Like the 18th century Volunteers, the Orangemen march to fife and drum and carry banners before them. Provocative marching by Volunteer corps in Co Armagh intensified the bitter sectarian warfare west of the Bann which culminated in the Battle, of the Diamond and the formation of the Orange Order in September 1795. An early decision was to celebrate July 12th annually by parades.

Volunteers in Antrim and Down, where Catholics were docile and in a small minority, could afford to challenge the Ascendancy and flirt with sedition. In the 19th century the Great Famine and the industrialisation of Belfast changed all that.

Protestants and Catholics poured into Belfast, the fastest growing centre in the United Kingdom, bringing their traditional rivalries with them from central Ulster. They settled in distinct enclaves and, along the unstable frontiers between them, fierce rioting ensued, usually during the marching season.

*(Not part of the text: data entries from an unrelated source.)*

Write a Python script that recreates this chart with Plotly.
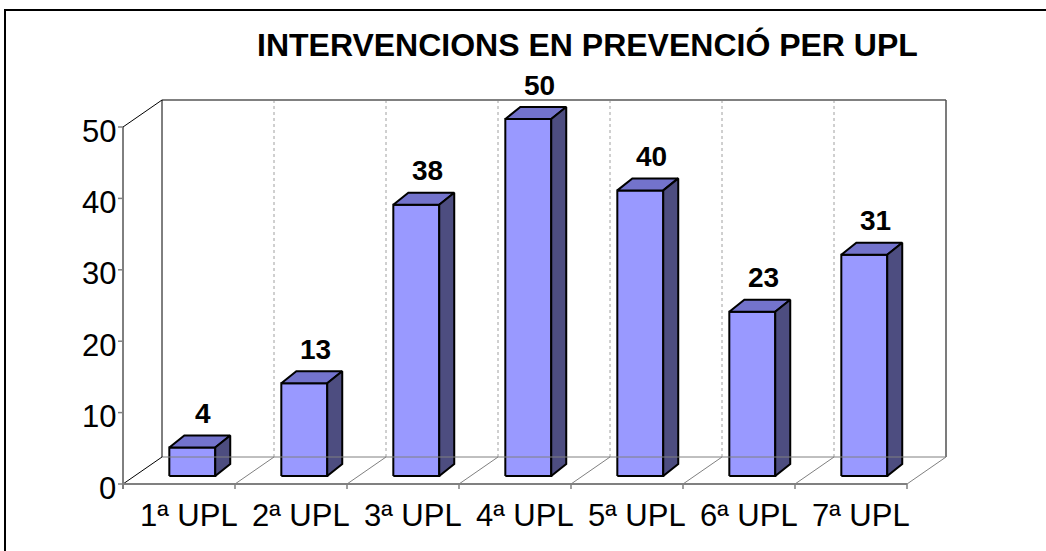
import plotly.graph_objects as go

# ---------------- data ----------------
categories = ["1ª UPL", "2ª UPL", "3ª UPL", "4ª UPL", "5ª UPL", "6ª UPL", "7ª UPL"]
values = [4, 13, 38, 50, 40, 23, 31]
y_ticks = [0, 10, 20, 30, 40, 50]
title_text = "INTERVENCIONS EN PREVENCIÓ PER UPL"

# ---------------- geometry (pixel scale of the axes) ----------------
W, H = 1046, 551
X0_PX, Y0_PX = 123, 484          # pixel of category-edge 0 / value 0 on the front plane
PX_CAT = 112.0                   # pixels per category
PX_VAL = 357.0 / 50.0            # pixels per value unit


def dx(px):
    return px / PX_CAT


def dy(px):
    return px / PX_VAL


WALL_DX, WALL_DY = dx(39), dy(27)          # depth of the back wall
BAR_FDX, BAR_FDY = dx(11.6), dy(8)         # bar front face offset
BAR_BDX, BAR_BDY = dx(26.6), dy(20)        # bar back face offset
BAR_LEFT, BAR_W = 0.31, 0.41               # bar position inside a category
Y_MAX = 50

FRONT = "#9999FF"
TOP = "#7373CC"
SIDE = "#4D4D80"
GRAY = "#808080"
FONT = "Liberation Sans, Arial, sans-serif"

n = len(categories)
fig = go.Figure()


def line(x0, y0, x1, y1, color=GRAY, width=1, dash="solid"):
    fig.add_shape(type="line", xref="x", yref="y", x0=x0, y0=y0, x1=x1, y1=y1,
                  line=dict(color=color, width=width, dash=dash), layer="above")


def poly(xs, ys, color):
    fig.add_trace(go.Scatter(x=xs + [xs[0]], y=ys + [ys[0]], mode="lines", fill="toself",
                             fillcolor=color, line=dict(color="black", width=2),
                             hoverinfo="skip", showlegend=False))


# back wall gridlines (category boundaries)
for k in range(1, n):
    line(k + WALL_DX, WALL_DY, k + WALL_DX, Y_MAX + WALL_DY, color="#A0A0A0", width=1, dash="dot")
# back wall frame
line(WALL_DX, Y_MAX + WALL_DY, n + WALL_DX, Y_MAX + WALL_DY, color=GRAY, width=2)
line(n + WALL_DX, WALL_DY, n + WALL_DX, Y_MAX + WALL_DY, color="#505050", width=1.5)
line(WALL_DX, WALL_DY, n + WALL_DX, WALL_DY, color=GRAY, width=1)
line(WALL_DX, WALL_DY, WALL_DX, Y_MAX + WALL_DY, color="black", width=1)
# side wall
line(0, Y_MAX, WALL_DX, Y_MAX + WALL_DY, color="black", width=1)
line(0, 0, WALL_DX, WALL_DY, color="black", width=1)
line(0, -dy(5), 0, Y_MAX, color="black", width=1)
# floor
line(0, 0, n, 0, color=GRAY, width=2)
for k in range(1, n + 1):
    line(k, 0, k + WALL_DX, WALL_DY, color=GRAY, width=1)
    line(k, 0, k, -dy(5), color=GRAY, width=1.5)
# y ticks
for t in y_ticks:
    line(-dx(5), t, 0, t, color=GRAY, width=1.5)

# bars
for i, v in enumerate(values):
    xl = i + BAR_LEFT
    xr = xl + BAR_W
    # front
    poly([xl + BAR_FDX, xr + BAR_FDX, xr + BAR_FDX, xl + BAR_FDX],
         [BAR_FDY, BAR_FDY, v + BAR_FDY, v + BAR_FDY], FRONT)
    # top
    poly([xl + BAR_FDX, xr + BAR_FDX, xr + BAR_BDX, xl + BAR_BDX],
         [v + BAR_FDY, v + BAR_FDY, v + BAR_BDY, v + BAR_BDY], TOP)
    # side
    poly([xr + BAR_FDX, xr + BAR_BDX, xr + BAR_BDX, xr + BAR_FDX],
         [BAR_FDY, BAR_BDY, v + BAR_BDY, v + BAR_FDY], SIDE)

annotations = []
# data labels
for i, v in enumerate(values):
    annotations.append(dict(x=i + BAR_LEFT + BAR_W / 2 + BAR_FDX + dx(11), y=v + BAR_BDY + dy(22),
                            xref="x", yref="y", text=str(v), showarrow=False,
                            xanchor="center", yanchor="middle",
                            font=dict(family=FONT, size=28, color="black", weight="bold")))
# category labels
for i, c in enumerate(categories):
    annotations.append(dict(x=i + 0.5 + dx(10), y=-dy(31), xref="x", yref="y", text=c,
                            showarrow=False, xanchor="center", yanchor="middle",
                            font=dict(family=FONT, size=31, color="black")))
# y tick labels
for t in y_ticks:
    annotations.append(dict(x=-dx(5), y=t - dy(4), xref="x", yref="y", text=str(t),
                            showarrow=False, xanchor="right", yanchor="middle",
                            font=dict(family=FONT, size=31, color="black")))
# title
annotations.append(dict(x=587 / W, y=1 - 45 / H, xref="paper", yref="paper", text=title_text,
                        showarrow=False, xanchor="center", yanchor="middle",
                        font=dict(family=FONT, size=32, color="black", weight="bold")))

# chart frame
fig.add_shape(type="rect", xref="paper", yref="paper", x0=5 / W, y0=-0.05, x1=1.05, y1=1 - 10 / H,
              line=dict(color="black", width=2), layer="above")

fig.update_layout(
    width=W, height=H,
    margin=dict(l=0, r=0, t=0, b=0),
    paper_bgcolor="white", plot_bgcolor="white",
    xaxis=dict(range=[-X0_PX / PX_CAT, (W - X0_PX) / PX_CAT], visible=False, fixedrange=True),
    yaxis=dict(range=[-(H - Y0_PX) / PX_VAL, Y0_PX / PX_VAL], visible=False, fixedrange=True),
    annotations=annotations,
    showlegend=False,
)

fig.write_html("out.html", config={"displayModeBar": False},
               post_script="document.body.style.margin='0';")
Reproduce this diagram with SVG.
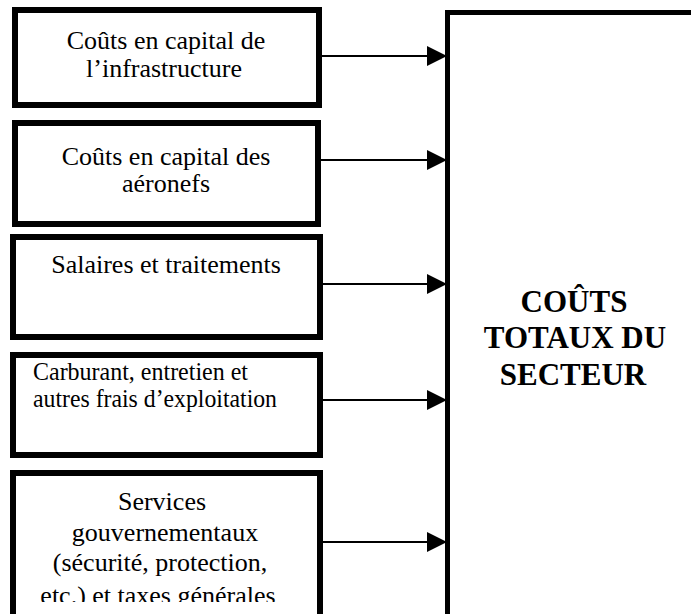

Catholic funerals and Orange parades were used to mark out territory. In an attempt to stem the rising tide of Catholic nationalism the Orange Order discovered the effectiveness of the parade as a counter demonstration. By such means Daniel O'Connell was forced to flee Belfast in 1841.

One of the bloodiest encounters of the 19th century, Dolly's Brae, was the result of Orangemen marching on July 12th, 1849, well off their route into a Catholic district. That resulted in a government ban on parades, not lifted until 1872.

"Grown men! Pathetic! Ridiculous!" Lieut Gen Sir Ian Freeland, the British army GOC remarked on seeing traditional parades in 1969. More than ever the loyalists feel the contempt of the British on the other side of the Irish Sea.

YET Protestant culture is essentially British culture, indistinguishable from that, say, in Bristol.

Much of it is transnational and shared with Catholics, and includes Blur, Oasis, Home and Away and Neighbours.

So loyalists cling to distinctive elements which revolve around marching bands and parades. "We feel that our culture and identity is being crushed, while we have Irish culture rammed down our throats," David Trimble wrote immediately after the "Siege of Drumcree".

For the past 25 years Protestants have felt themselves to be in a permanent retreat. They have experienced the loss of Stormont; the collapse of traditional and multinational firms which employed them; the most draconian fair employment legislation in western Europe which stops them being "spoken for" when seeking work; the imposition of an international "diktat" in 1985, when despite loyalist protest the Anglo Irish Agreement gave the Republic a say in Northern Ireland's affairs; John Major's statement that Britain no longer had a strategic or economic interest in the region; and Tricolours and street signs in Irish no longer torn down by the RUC.

In the past week litter bins over much of Belfast have sprouted neatly lettered labels saying Bruscar ("litter" in the Irish language). To Protestants, it seems like a sign of the times. Celebrations Orange marches may be, but increasingly they are a collective and determined attempt to hold the line.